And The Mountains Echoed - Khaled Hosseini
I read both The Kite Runner and A Thousand Splendid Suns as soon as they were released and was really blown away by both of them, moved to tears so many times (the kind of gulping oh my god I’m bawling type of tears). I wanted to read And The Mountains Echoed as soon as it was released too, but ended up on a never-ending library book wait list (for over three years) and kind of forgot about it.
I’m so glad I finally read it though. Hosseini remains one of my favorite contemporary authors with such a talent for creating beautiful prose, and for being a wonderful storyteller, weaving tradition and culture into the narrative. And The Mountains Echoed is a little different from his previous novels in that it hops from differently characters and times quite abruptly. Each character is associated with the general story line and other characters, but has their own story which is just as important as the others’.
I absolutely loved this book, I loved how we skip from one character to another, how the book feels like a collection of narratives that are all pieces together in the reader’s mind. Don’t be put off by the way the story skips ahead in order to fall back again, it all ends up making complete sense, and creates such a rich and tangled narrative.

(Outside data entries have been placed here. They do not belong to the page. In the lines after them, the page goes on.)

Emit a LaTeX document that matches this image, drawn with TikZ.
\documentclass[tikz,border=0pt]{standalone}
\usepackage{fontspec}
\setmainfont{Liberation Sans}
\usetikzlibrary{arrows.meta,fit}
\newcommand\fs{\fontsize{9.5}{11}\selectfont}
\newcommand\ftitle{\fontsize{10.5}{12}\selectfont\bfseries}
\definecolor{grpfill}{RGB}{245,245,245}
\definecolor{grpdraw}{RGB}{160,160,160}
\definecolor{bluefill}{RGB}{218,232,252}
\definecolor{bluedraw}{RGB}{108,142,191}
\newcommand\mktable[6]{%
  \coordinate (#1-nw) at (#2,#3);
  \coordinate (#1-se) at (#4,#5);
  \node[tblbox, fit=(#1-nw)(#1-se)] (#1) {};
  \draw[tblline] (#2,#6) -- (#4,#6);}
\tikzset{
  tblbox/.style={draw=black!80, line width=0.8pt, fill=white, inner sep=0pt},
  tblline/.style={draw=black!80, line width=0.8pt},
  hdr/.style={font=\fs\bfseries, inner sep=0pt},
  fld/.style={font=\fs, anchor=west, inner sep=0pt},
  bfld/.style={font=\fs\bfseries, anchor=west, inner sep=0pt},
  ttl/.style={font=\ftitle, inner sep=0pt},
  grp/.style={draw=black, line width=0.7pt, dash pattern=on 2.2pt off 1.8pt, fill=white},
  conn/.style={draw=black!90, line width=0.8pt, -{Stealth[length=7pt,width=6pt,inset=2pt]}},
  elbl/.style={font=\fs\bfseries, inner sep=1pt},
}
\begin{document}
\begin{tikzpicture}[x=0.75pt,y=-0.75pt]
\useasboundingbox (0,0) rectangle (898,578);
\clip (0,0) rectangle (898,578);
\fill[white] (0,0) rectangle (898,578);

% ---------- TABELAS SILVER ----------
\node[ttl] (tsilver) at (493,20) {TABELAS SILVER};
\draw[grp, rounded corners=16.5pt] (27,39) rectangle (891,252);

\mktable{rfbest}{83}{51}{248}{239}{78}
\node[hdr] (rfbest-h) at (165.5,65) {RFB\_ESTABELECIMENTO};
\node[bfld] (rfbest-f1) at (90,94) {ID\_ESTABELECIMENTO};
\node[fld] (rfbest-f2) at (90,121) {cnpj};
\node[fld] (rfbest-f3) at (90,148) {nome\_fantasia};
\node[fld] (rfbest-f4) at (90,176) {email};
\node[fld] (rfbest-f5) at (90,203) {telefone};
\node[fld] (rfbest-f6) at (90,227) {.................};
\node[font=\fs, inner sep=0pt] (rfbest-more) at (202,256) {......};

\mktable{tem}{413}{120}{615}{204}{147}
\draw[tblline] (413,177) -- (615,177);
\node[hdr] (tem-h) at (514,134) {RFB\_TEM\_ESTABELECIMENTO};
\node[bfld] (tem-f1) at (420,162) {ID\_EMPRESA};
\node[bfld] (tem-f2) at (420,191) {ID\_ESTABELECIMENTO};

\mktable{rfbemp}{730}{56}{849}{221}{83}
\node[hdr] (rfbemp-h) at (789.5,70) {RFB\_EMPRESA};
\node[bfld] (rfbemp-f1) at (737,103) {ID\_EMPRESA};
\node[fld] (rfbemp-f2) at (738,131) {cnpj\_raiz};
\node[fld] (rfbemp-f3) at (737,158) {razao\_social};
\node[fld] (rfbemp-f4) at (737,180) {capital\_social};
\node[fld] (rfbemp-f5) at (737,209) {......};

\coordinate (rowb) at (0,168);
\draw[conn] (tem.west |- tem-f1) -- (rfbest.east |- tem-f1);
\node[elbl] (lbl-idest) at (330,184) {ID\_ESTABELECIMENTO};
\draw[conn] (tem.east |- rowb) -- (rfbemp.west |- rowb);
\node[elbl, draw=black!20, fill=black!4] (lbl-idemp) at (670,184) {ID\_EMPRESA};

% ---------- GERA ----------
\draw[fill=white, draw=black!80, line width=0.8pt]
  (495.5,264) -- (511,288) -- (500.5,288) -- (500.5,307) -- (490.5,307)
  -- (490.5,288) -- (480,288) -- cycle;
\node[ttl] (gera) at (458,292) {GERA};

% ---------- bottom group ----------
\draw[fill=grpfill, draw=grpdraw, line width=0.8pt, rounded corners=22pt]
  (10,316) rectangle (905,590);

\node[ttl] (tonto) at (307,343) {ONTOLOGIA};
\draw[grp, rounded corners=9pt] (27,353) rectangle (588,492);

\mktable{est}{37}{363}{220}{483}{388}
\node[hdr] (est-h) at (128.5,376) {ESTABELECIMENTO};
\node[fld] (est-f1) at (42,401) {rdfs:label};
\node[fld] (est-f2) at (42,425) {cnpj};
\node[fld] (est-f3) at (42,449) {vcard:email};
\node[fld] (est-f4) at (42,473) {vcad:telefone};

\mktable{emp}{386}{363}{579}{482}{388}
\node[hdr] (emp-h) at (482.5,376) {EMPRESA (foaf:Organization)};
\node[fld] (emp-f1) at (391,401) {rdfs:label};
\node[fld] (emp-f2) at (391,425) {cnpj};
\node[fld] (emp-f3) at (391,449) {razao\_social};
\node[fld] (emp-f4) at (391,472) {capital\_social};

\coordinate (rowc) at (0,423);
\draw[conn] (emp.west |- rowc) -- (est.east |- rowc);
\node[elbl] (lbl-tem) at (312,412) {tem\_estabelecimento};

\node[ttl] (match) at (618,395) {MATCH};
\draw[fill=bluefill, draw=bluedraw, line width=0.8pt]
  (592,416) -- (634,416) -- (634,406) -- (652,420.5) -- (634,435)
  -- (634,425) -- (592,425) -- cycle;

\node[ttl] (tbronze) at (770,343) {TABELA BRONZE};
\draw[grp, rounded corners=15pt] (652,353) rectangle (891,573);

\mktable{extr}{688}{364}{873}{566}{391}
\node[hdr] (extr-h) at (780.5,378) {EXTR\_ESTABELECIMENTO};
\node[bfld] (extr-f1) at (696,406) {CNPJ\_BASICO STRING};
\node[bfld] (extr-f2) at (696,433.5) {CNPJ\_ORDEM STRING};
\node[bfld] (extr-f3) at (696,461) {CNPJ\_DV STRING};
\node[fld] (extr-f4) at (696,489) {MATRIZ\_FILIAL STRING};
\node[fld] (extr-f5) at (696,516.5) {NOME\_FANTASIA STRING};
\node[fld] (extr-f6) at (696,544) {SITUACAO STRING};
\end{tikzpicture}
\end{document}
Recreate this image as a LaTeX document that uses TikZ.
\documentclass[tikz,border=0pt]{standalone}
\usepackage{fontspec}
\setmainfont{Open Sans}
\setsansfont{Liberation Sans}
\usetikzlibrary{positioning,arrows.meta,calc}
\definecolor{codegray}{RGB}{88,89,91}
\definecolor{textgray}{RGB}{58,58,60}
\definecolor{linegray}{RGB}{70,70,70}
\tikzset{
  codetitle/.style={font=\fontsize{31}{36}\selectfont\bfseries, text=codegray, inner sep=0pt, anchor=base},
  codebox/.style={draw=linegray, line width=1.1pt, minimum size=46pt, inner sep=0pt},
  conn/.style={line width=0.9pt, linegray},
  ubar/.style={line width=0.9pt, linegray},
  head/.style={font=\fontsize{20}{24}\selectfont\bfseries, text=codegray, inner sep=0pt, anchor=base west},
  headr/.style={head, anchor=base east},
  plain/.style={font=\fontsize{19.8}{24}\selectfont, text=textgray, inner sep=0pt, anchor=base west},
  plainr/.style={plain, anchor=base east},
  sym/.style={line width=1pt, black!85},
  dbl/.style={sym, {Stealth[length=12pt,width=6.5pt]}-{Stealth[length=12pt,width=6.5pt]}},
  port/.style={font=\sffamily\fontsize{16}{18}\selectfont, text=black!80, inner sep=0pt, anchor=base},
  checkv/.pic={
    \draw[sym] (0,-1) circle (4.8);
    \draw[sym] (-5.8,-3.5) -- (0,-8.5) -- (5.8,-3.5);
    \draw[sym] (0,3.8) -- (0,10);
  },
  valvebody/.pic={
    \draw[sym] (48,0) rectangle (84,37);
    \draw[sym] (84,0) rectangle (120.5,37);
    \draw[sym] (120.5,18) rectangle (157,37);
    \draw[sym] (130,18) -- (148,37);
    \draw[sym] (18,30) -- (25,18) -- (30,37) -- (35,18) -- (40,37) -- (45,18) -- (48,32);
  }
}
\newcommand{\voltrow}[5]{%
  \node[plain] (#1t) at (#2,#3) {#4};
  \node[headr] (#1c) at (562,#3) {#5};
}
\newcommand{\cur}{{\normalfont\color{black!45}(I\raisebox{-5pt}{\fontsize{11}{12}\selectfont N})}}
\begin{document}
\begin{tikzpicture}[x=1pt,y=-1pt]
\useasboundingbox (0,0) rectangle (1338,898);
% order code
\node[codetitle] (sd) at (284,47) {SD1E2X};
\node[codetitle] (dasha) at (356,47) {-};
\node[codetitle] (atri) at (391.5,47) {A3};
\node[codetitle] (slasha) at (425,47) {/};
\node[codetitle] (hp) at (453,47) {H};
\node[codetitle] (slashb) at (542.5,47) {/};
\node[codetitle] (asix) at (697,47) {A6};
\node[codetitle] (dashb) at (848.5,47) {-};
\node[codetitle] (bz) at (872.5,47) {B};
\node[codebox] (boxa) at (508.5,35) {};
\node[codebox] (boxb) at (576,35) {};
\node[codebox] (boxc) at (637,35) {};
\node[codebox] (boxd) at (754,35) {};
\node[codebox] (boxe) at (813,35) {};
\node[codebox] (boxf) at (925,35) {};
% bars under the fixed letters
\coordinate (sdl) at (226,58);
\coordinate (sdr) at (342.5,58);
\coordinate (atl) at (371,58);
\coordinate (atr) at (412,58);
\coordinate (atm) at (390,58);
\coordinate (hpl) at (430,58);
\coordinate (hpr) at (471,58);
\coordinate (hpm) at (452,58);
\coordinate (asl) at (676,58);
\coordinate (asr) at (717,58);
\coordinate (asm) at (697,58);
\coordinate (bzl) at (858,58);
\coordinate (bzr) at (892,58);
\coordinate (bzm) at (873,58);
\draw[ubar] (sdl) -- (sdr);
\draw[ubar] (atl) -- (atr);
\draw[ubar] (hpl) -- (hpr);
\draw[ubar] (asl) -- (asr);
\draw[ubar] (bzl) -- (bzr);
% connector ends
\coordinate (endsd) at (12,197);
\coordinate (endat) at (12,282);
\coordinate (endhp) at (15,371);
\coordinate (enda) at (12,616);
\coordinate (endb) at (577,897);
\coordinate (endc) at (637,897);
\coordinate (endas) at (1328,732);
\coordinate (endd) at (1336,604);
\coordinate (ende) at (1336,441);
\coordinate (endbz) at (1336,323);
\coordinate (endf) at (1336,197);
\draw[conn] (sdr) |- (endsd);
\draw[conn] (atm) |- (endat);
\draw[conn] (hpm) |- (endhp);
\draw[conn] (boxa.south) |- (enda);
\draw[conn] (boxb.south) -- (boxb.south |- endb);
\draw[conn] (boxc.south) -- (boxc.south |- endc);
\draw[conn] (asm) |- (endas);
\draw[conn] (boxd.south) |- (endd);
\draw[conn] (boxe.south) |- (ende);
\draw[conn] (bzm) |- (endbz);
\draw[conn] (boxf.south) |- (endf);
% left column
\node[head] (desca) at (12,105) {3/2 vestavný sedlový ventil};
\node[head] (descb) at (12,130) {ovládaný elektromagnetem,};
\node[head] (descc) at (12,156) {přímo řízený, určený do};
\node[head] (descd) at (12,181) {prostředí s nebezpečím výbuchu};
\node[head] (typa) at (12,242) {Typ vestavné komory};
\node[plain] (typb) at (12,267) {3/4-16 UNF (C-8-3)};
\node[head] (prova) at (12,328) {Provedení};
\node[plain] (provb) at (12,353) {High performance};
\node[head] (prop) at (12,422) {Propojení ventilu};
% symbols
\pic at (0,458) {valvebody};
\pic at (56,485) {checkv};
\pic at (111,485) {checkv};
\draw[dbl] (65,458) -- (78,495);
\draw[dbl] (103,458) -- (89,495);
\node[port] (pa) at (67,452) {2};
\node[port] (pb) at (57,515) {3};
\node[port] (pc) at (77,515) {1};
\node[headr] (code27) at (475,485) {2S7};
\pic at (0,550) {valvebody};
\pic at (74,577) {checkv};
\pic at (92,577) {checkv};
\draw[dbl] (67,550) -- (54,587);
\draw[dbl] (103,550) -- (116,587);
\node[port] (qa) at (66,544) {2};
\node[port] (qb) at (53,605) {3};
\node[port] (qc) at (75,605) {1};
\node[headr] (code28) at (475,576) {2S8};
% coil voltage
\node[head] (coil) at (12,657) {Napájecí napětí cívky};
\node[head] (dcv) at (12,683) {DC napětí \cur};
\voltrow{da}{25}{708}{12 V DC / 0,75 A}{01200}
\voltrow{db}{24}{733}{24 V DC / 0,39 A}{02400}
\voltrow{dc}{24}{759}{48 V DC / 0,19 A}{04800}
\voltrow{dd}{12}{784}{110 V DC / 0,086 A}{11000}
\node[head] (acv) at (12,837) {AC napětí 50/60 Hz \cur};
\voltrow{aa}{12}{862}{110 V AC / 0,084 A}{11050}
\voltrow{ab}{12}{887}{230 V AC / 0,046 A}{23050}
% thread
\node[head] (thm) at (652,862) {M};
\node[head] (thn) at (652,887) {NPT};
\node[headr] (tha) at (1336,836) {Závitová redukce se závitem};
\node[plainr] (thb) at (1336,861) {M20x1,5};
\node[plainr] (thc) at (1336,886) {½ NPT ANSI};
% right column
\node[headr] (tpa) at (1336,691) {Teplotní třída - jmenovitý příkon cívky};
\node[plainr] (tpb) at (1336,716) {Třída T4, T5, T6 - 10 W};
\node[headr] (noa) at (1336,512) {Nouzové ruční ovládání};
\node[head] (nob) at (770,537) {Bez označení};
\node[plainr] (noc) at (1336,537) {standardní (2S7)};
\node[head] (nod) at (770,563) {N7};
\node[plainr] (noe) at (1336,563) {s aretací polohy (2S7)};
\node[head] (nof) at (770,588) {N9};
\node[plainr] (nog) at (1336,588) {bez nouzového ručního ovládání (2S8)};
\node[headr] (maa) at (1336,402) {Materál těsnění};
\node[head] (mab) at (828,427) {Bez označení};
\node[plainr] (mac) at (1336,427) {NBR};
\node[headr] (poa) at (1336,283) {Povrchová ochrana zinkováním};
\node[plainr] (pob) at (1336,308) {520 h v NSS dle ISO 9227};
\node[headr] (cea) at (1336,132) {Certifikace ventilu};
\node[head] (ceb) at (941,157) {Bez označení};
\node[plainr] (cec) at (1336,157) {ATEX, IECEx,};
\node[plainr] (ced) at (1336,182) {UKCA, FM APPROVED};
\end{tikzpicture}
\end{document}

I’ve always wanted to go to Afghanistan, ever since I was a child. I don’t know why, but Hosseini just makes me want to go even more: the deep history, the mythical heritages, the people... And The Mountains Echoed tells of poverty and hardships so terrible that many of us wouldn’t even be able to really imagine them, but also if the simple joys of life, of human nature and it’s downfalls, and of love. How one terrible decision made under duress creates ramifications that affect not only those involved but generations down the line.